(GIVEN REQUEST): All the data below goes into the copy word for word, but the pictures don't.

----------

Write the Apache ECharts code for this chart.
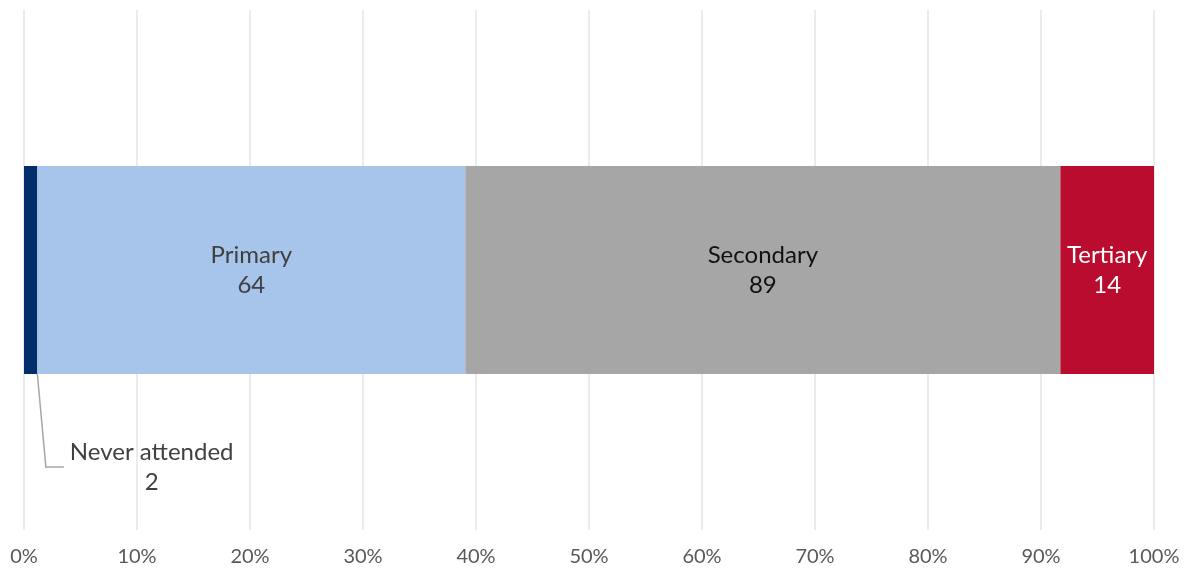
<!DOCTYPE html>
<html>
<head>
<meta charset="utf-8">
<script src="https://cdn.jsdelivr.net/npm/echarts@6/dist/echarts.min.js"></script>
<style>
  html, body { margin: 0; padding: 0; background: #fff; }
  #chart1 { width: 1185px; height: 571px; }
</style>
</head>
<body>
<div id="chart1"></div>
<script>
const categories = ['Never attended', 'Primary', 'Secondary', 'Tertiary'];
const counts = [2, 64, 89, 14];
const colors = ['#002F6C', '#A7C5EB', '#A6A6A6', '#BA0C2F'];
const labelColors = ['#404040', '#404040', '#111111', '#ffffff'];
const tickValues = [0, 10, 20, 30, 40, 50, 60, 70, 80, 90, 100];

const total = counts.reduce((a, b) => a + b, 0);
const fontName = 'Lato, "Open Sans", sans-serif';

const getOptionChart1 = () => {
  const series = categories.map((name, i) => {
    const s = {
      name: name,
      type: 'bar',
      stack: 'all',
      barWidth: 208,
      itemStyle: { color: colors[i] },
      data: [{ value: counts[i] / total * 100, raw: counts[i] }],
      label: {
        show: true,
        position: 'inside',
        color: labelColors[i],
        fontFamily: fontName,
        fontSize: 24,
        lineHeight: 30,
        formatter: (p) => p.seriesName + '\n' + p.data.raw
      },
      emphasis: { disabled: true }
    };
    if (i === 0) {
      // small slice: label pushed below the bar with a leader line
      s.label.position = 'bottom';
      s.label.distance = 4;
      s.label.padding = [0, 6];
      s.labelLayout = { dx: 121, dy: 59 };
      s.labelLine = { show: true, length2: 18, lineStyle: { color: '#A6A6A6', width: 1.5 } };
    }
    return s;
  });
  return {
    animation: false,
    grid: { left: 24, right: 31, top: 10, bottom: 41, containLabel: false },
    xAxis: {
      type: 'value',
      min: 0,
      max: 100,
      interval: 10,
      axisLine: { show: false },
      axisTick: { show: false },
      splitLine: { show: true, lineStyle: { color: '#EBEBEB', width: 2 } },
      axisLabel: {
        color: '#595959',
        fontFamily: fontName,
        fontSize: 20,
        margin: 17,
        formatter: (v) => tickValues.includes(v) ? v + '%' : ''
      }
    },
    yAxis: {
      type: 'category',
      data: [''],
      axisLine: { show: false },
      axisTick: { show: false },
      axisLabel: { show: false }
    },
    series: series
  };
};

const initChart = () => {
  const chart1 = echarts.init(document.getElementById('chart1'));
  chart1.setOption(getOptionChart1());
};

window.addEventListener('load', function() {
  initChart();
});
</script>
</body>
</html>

----------

(OUTPUT):
Write the Apache ECharts code for this chart.
<!DOCTYPE html>
<html>
<head>
<meta charset="utf-8">
<script src="https://cdn.jsdelivr.net/npm/echarts@6/dist/echarts.min.js"></script>
<style>
  html, body { margin: 0; padding: 0; background: #fff; }
  #chart1 { width: 1185px; height: 571px; }
</style>
</head>
<body>
<div id="chart1"></div>
<script>
const categories = ['Never attended', 'Primary', 'Secondary', 'Tertiary'];
const counts = [2, 64, 89, 14];
const colors = ['#002F6C', '#A7C5EB', '#A6A6A6', '#BA0C2F'];
const labelColors = ['#404040', '#404040', '#111111', '#ffffff'];
const tickValues = [0, 10, 20, 30, 40, 50, 60, 70, 80, 90, 100];

const total = counts.reduce((a, b) => a + b, 0);
const fontName = 'Lato, "Open Sans", sans-serif';

const getOptionChart1 = () => {
  const series = categories.map((name, i) => {
    const s = {
      name: name,
      type: 'bar',
      stack: 'all',
      barWidth: 208,
      itemStyle: { color: colors[i] },
      data: [{ value: counts[i] / total * 100, raw: counts[i] }],
      label: {
        show: true,
        position: 'inside',
        color: labelColors[i],
        fontFamily: fontName,
        fontSize: 24,
        lineHeight: 30,
        formatter: (p) => p.seriesName + '\n' + p.data.raw
      },
      emphasis: { disabled: true }
    };
    if (i === 0) {
      // small slice: label pushed below the bar with a leader line
      s.label.position = 'bottom';
      s.label.distance = 4;
      s.label.padding = [0, 6];
      s.labelLayout = { dx: 121, dy: 59 };
      s.labelLine = { show: true, length2: 18, lineStyle: { color: '#A6A6A6', width: 1.5 } };
    }
    return s;
  });
  return {
    animation: false,
    grid: { left: 24, right: 31, top: 10, bottom: 41, containLabel: false },
    xAxis: {
      type: 'value',
      min: 0,
      max: 100,
      interval: 10,
      axisLine: { show: false },
      axisTick: { show: false },
      splitLine: { show: true, lineStyle: { color: '#EBEBEB', width: 2 } },
      axisLabel: {
        color: '#595959',
        fontFamily: fontName,
        fontSize: 20,
        margin: 17,
        formatter: (v) => tickValues.includes(v) ? v + '%' : ''
      }
    },
    yAxis: {
      type: 'category',
      data: [''],
      axisLine: { show: false },
      axisTick: { show: false },
      axisLabel: { show: false }
    },
    series: series
  };
};

const initChart = () => {
  const chart1 = echarts.init(document.getElementById('chart1'));
  chart1.setOption(getOptionChart1());
};

window.addEventListener('load', function() {
  initChart();
});
</script>
</body>
</html>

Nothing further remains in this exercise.